Les personnes sans enfants soutiennent aussi les rentes au pères en retraite pour les enfants et pour les orphelins
Les personnes sans enfants ne bénéficieront jamais des rentes pour orphelins ainsi que des rentes pour enfants de l’AVS ou de l’AI. Dans leur ensemble ce sont environ 130 000 rentes de l’AVS et de l’AI qui représentent un volume de prestations de près d’un milliard de francs par année. Selon la législation actuelle, les hommes sans enfants n’y ont aucun droit et les femmes sans enfants n’ont qu’un droit limité de pouvoir bénéficier d’une rente de veuf ou de veuve. Malgré ceci ils paient (par solidarité vivante) les mêmes taux de contribution que les personnes qui ont des enfants. Si l’AVS et l’AI étaient des assurances privées, les taux de contribution pour les personnes sans enfants devraient être inférieurs.

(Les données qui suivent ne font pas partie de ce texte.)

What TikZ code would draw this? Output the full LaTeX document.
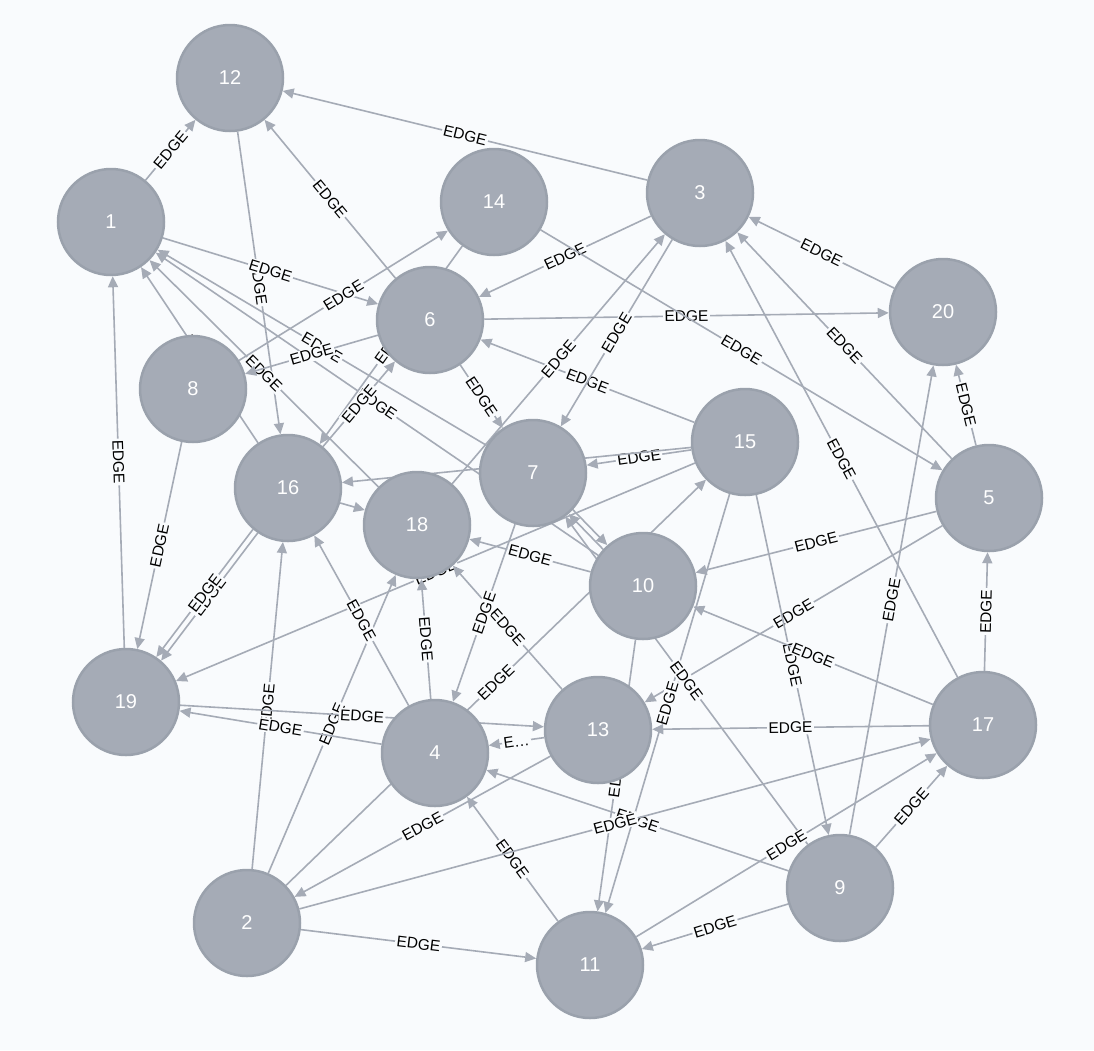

Le travail éducatif est généreusement récompensé par l’AVS
La 10ème révision de l’AVS en 1997 a introduit des bonifications pour le travail éducatif. Ainsi, lors du calcul de la rente d’une contribuable qui a élevé des enfants jusqu’à 16 ans, un revenu compensatoire fictif est ajouté. Ces bonifications s’élèvent aujourd’hui à environ 44 000 francs par an, pour les couples il y a un partage à égalité. Un exemple pour être plus clair : une personne qui a deux enfants et un revenu annuel d’environ 88 000 francs peut, du moment de la naissance du premier enfant jusqu’à l’année où le deuxième enfant atteint l’âge de 16 ans, réduire son activité lucrative de 50% et malgré ceci atteindre le revenu annuel minium nécessaire pour qualifier d’une rente maximale. De plus : aucune contribution à l’AVS n’est perçue sur près d’un million de ces revenus compensatoires fictifs. Parmi les personnes non-mariées ce sont pour la plupart les mères qui assument le travail éducatif. Cette mesure généreuse a amené à ce que la rente moyenne des femmes est aujourd’hui légèrement supérieure à celle des hommes – ceci malgré le fait que les femmes gagnent toujours légèrement moins que les hommes. Malheureusement même de nombreux experts ne connaissent pas cette « mécanique » en détail – apparemment aussi ceux qui proposent une rente AVS liée aux enfants. Il n’y a pas d’autre explication à ce que les effets hautement positifs pour les parents des bonifications pour le travail éducatif sont ignorés ou ne figurent que très marginalement dans la discussion en cours.

Aucune chance politique
Qu’est-ce qui motive les gens d’avoir des enfants ? Les allocations familiales ? Des rentes de vieillesse plus élevées ? Une meilleure prise en charge ? Martin Bujard (professeur à l’université Ruprecht-Karls de Heidelberg) donne une réponse claire et nette : « à long terme, les politiques familiales et sociales ne peuvent influencer le développement du taux de naissance que de façon très limitée. Le contexte culturel est bien plus décisif. » Autrement dit : les gens ont moins d’enfants parce qu’ils le souhaitent. Le taux de naissance ne peut être dirigé par l’état.
La réaction politique reprise par les médias suisses a également été claire – politiquement de la gauche jusqu’à la droite. L’UDC ne s’y intéresse pas. Le PLR est de l’avis que l’état devrait s’abstenir de faire une politique de naissance. Le Centre met en question la practicabilité (involontairement sans enfants). Pour le PS la proposition est simplement « totalement à côté de la plaque ». Ce verdict anéantissant des acteurs politiques démontre que l’idée d’introduire une rente AVS liée aux enfants en Suisse n’a politiquement aucune chance.

Conclusion : dangereux au niveau social et factuellement absurde
Les assurances sociales en général et l’AVS en particulier sont marquées par des mesures de solidarité prononcées à plusieurs niveaux. Le système fonctionne et a fait ses épreuves. Les personnes à haut revenu contribuent pour les moins favorisées (pas de plafonnement des contributions), les hommes pour les femmes (espérance de vie inférieure) et les personnes sans enfants paient pour les personnes avec des enfants (rentes pour les enfants et pour les orphelins). Il serait dangereux pour la société si cette redistribution largement acceptée par les milieux politiques serait cassée. Après la « punition » des personnes sans enfants, une prochaine demande pourrait être l’introduction d’un plafonnement du revenu salarial contribuable. Aussi d’un point de vue factuel la demande est clairement absurde. Déjà maintenant, le travail éducatif est récompensé de manière accommodante par les bonifications ajoutées au calcul des rentes AVS (voir l’exemple). Encore une fois : pas touche à de tels réflexions.